The New York Times
April 1, 2010
Cars Starved (or Stuffed) for Attention
By Phil Patton
THE Tango electric commuter car is a conversation piece wherever it appears, including the Detroit auto show in January, and last fall Jay Leno took one for a highly publicized test drive.
The Tango is a yard-wide one-seater — the State of California classifies it as a motorcycle — that got a lift a few years ago from early adopters like the actor George Clooney and Sergey Brin, the co-founder of Google.
The oh-so-narrow Tango may seem radically different, but it follows the precedent of other very thin cars. For instance, Volkswagen showed its skinny L1 diesel-electric hybrid — said to be capable of 160 miles per gallon — at the Frankfurt auto show last fall. At the 2009 Tokyo auto show, Nissan showed the Land Glider, a narrow concept car that leans on turns like a motorcycle.
Another slimmed-down car — a piece of art — was recently seen at the Museum of Modern Art in New York. Called "La DS," it was included in a retrospective of works by the Mexican artist Gabriel Orozco. The exhibition has moved from New York to Switzerland, where it opens on April 18 at the Kunstmuseum in Basel. The show will later move to the Georges Pompidou Center in Paris and the Tate Modern in London.
The artwork is a highly modified Citroën DS, a car that the French nicknamed La Déesse — or "the goddess." Roland Barthes, the French theorist and semiologist, once praised the iconic Citroën as a contemporary cathedral.
In 1993, Mr. Orozco took a silver DS, removed the engine and sliced two feet out of the middle. The result is a "car" not quite 45 inches wide. (The VW L1's width is 49 inches, the Land Glider's 43 and the Tango's just 39.)
The Citroën DS is a symbol of national pride in France, and Mr. Orozco's manipulation of it is a commentary — a bit of wry blasphemy against the goddess, like pasting a mustache on the Statue of Liberty. Like the Tango, "La DS" is so skinny it seems to trick the eye.
A news release for the MoMA show said Mr. Orozco "deliberately blurs the boundaries between the art object and the everyday environment." He had previously said that in making the piece his idea was "to deconstruct a cultural icon that is not just an icon, because it is also a machine that has a function, and to remake it on its own logic."
While thin is in, for automobiles as well as fashion models, an Austrian artist seems to demonstrate that cars are so full of themselves that they are about to burst out of their skins.
The artist, Erwin Wurm, made his Fat Cars as puffy, obese, life-size sculptures that bulge like overfilled sacks. Like the thin cars, they undercut the iconic qualities of certain cars — to transform a svelte Porsche into a pudgy roadster, as he has done, is a joke in itself.

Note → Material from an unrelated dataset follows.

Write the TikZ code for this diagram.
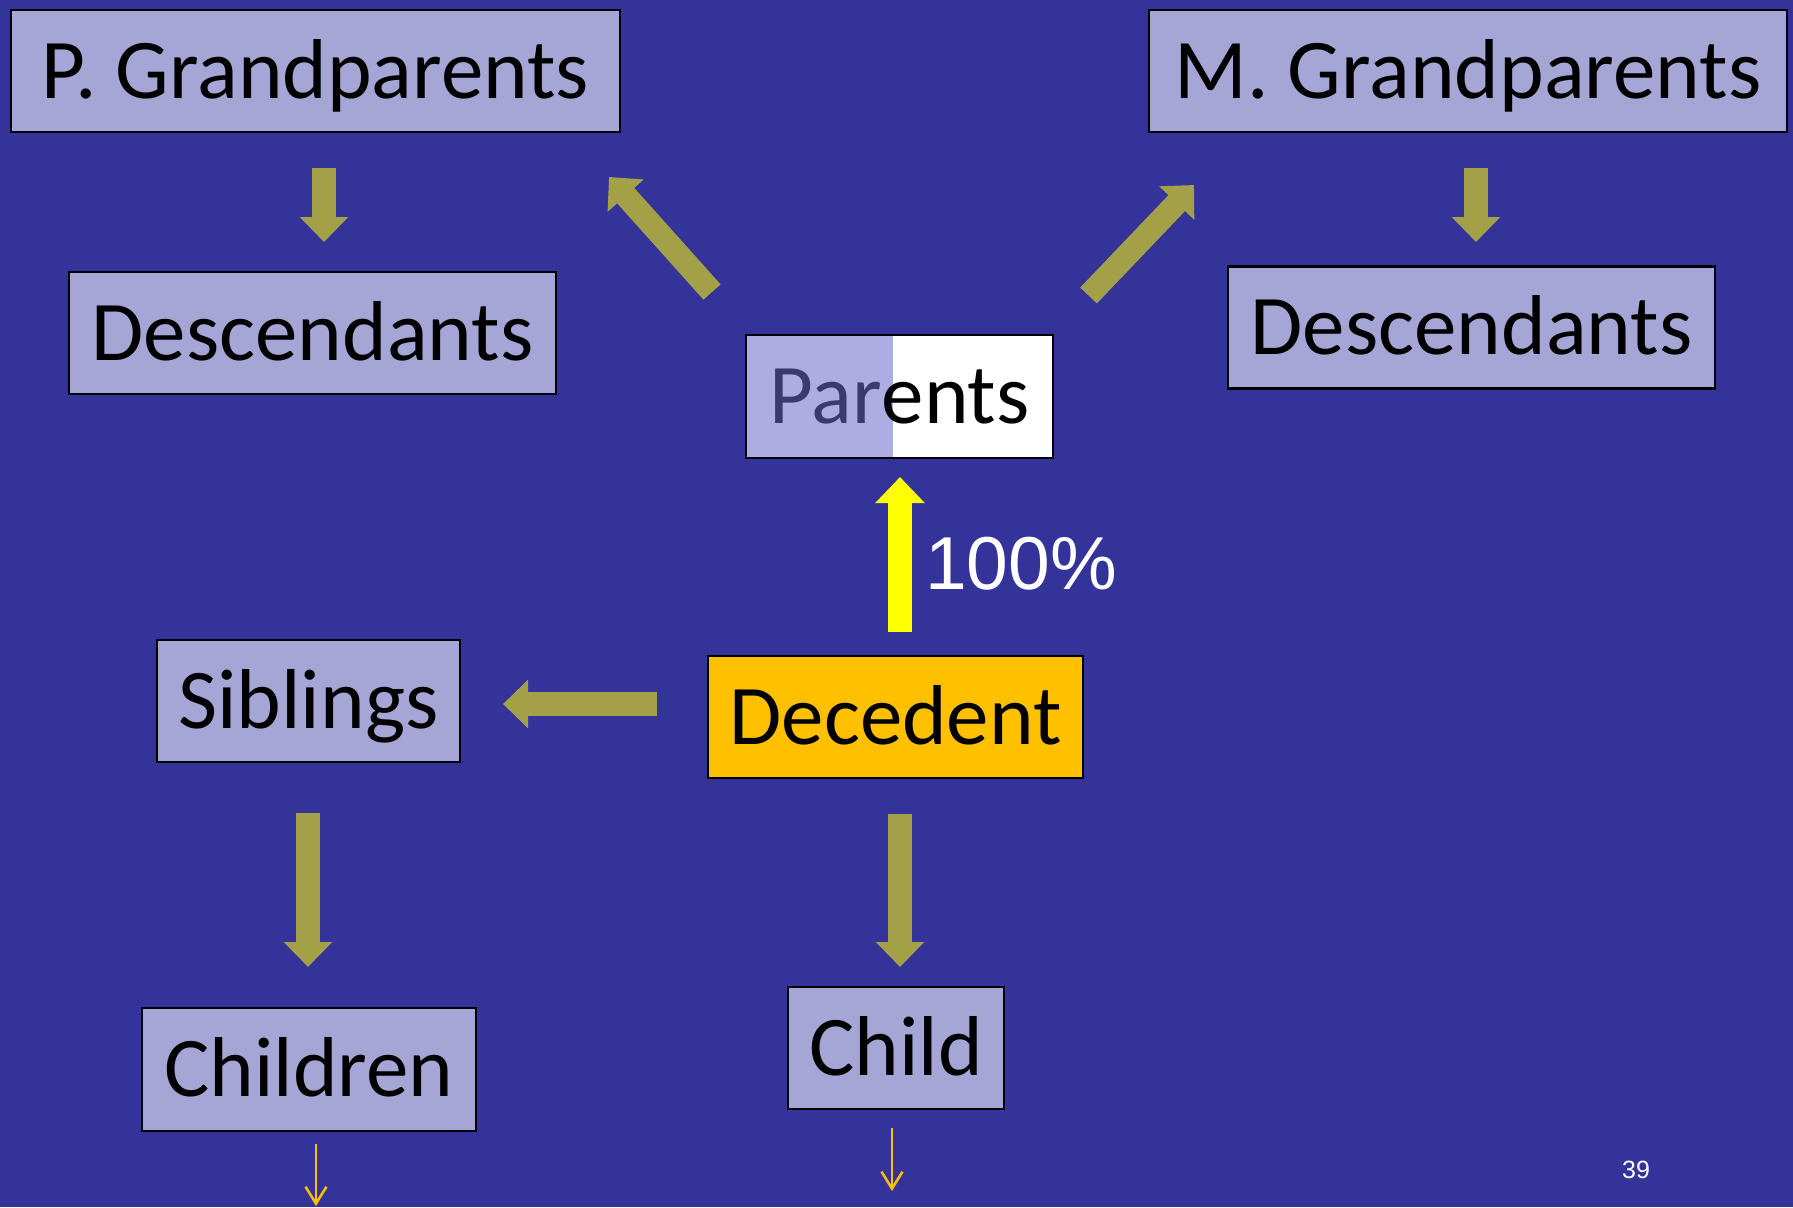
\documentclass[tikz,border=0pt]{standalone}
\usepackage{fontspec}
\setmainfont{Carlito}
\newfontfamily\arialfont{Liberation Sans}
\usetikzlibrary{arrows.meta}
\definecolor{bgblue}{HTML}{333399}
\definecolor{boxfill}{HTML}{A5A5D6}
\definecolor{parfill}{HTML}{ADADE3}
\definecolor{partext}{HTML}{3A3A6E}
\definecolor{olivearrow}{HTML}{A3A048}
\definecolor{decfill}{HTML}{FFC000}
\definecolor{yel}{HTML}{FFFF00}
\begin{document}
\begin{tikzpicture}[x=1pt,y=-1pt,
  box/.style={draw=black, line width=2.5pt, fill=boxfill, inner sep=0pt,
    minimum width=#1, minimum height=122pt, text height=54pt, text depth=0pt,
    font=\fontsize{85}{100}\selectfont},
  blockarrow/.style={draw=olivearrow, line width=24pt, -{Triangle[width=47pt,length=25pt]}},
  diagarrow/.style={draw=olivearrow, line width=23pt, -{Triangle[width=47pt,length=25pt]}},
  thinarrow/.style={draw=decfill, line width=2.5pt, -{Straight Barb[width=21pt,length=17pt]}},
]
\fill[bgblue] (0,0) rectangle (1793,1207);
\useasboundingbox (0,0) rectangle (1793,1207);

% boxes
\node[box=609pt] (pg) at (315.5,71) {P. Grandparents};
\node[box=638pt] (mg) at (1468,71) {M. Grandparents};
\node[box=487pt] (dl) at (312.5,333) {Descendants};
\node[box=487pt] (dr) at (1471.5,327.5) {Descendants};
\node[box=307pt, fill=white, minimum height=123pt,
  path picture={\fill[parfill] (path picture bounding box.north west) rectangle ([xshift=-7pt]path picture bounding box.south);}]
  (par) at (899.5,396.5) {{\color{partext}Par}ents};
\node[box=303pt] (sib) at (308.5,701) {Siblings};
\node[box=375pt, fill=decfill] (dec) at (895.5,717) {Decedent};
\node[box=334pt, minimum height=123pt] (chn) at (309,1069.5) {Children};
\node[box=216pt] (chd) at (896,1048) {Child};

% arrow end points
\coordinate (a1s) at (324,168);  \coordinate (a1e) at (324,242);
\coordinate (a2s) at (1476,168); \coordinate (a2e) at (1476,242);
\coordinate (a3s) at (712,292);  \coordinate (a3e) at (609,177);
\coordinate (a4s) at (1088.5,295.5); \coordinate (a4e) at (1194,185);
\coordinate (a5s) at (900,632);  \coordinate (a5e) at (900,477);
\coordinate (a6s) at (657,704);  \coordinate (a6e) at (503,704);
\coordinate (a7s) at (308,813);  \coordinate (a7e) at (308,967);
\coordinate (a8s) at (900,814);  \coordinate (a8e) at (900,967);
\coordinate (t1s) at (316,1144); \coordinate (t1e) at (316,1206);
\coordinate (t2s) at (892,1128); \coordinate (t2e) at (892,1191);

\draw[blockarrow] (a1s) -- (a1e);
\draw[blockarrow] (a2s) -- (a2e);
\draw[diagarrow] (a3s) -- (a3e);
\draw[diagarrow] (a4s) -- (a4e);
\draw[blockarrow, draw=yel, -{Triangle[width=48pt,length=26pt]}] (a5s) -- (a5e);
\draw[blockarrow] (a6s) -- (a6e);
\draw[blockarrow] (a7s) -- (a7e);
\draw[blockarrow] (a8s) -- (a8e);
\draw[thinarrow] (t1s) -- (t1e);
\draw[thinarrow] (t2s) -- (t2e);

% labels
\node[anchor=base west, inner sep=0pt, text=white, font=\arialfont\fontsize{75}{90}\selectfont] (pct) at (925,589) {100\%};
\node[inner sep=0pt, text=white, font=\arialfont\fontsize{25}{30}\selectfont] (pnum) at (1636,1170) {39};
\end{tikzpicture}
\end{document}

The Fat Cars seem to poke fun at pomposity. Mr. Wurm has also done Fat Houses, mocking oversize homes. In 2002, he persuaded curators to put pillows inside their clothing and walk about art galleries — literally making fun of stuffed shirts.
Born in 1954, Mr. Wurm has a history of unusual artworks. His One Minute Sculptures was a bit of performance art created by museum visitors who agreed to serve as models for 60 seconds.
The Fat Cars have been shown around the world, including stops in Moscow, San Francisco and the Rose Art Museum at Brandeis University in Waltham, Mass.
Mr. Wurm exhibits at the Aurel Scheibler gallery in Berlin, the Galerie Krinzinger in Vienna and the Lehmann Maupin Gallery in New York, where a Wurm show is planned for the fall.
For his first Fat Car, Mr. Wurm worked with Opel designers, but found the result less than satisfactory. He told an interviewer in Austria, Peter Zuspan, that his idea was to combine something like a biological system with a mechanical one. But Opel's computerized design equipment could not produce the kind of "natural" rounded shapes that he wanted, he said. Instead, Mr. Wurm ended up using only the chassis of an actual car. The "fat" was polyurethane foam and Styrofoam covered with lacquer. The "Fat Convertible" came in 2004 and a car with no wheels, "UFO," in 2006.
Just as cars may be on the cusp of fundamental change — with batteries perhaps supplanting the internal-combustion engine — artists seem to be rethinking the automobile as a symbol.
And Mr. Wurm's corpulent creations may symbolize something more to automotive engineers who can't sleep at night because of looming fuel economy standards. For those sweating to shave a milligram here and a quarter-ounce there from coming models, Fat Cars could be their worst nightmare.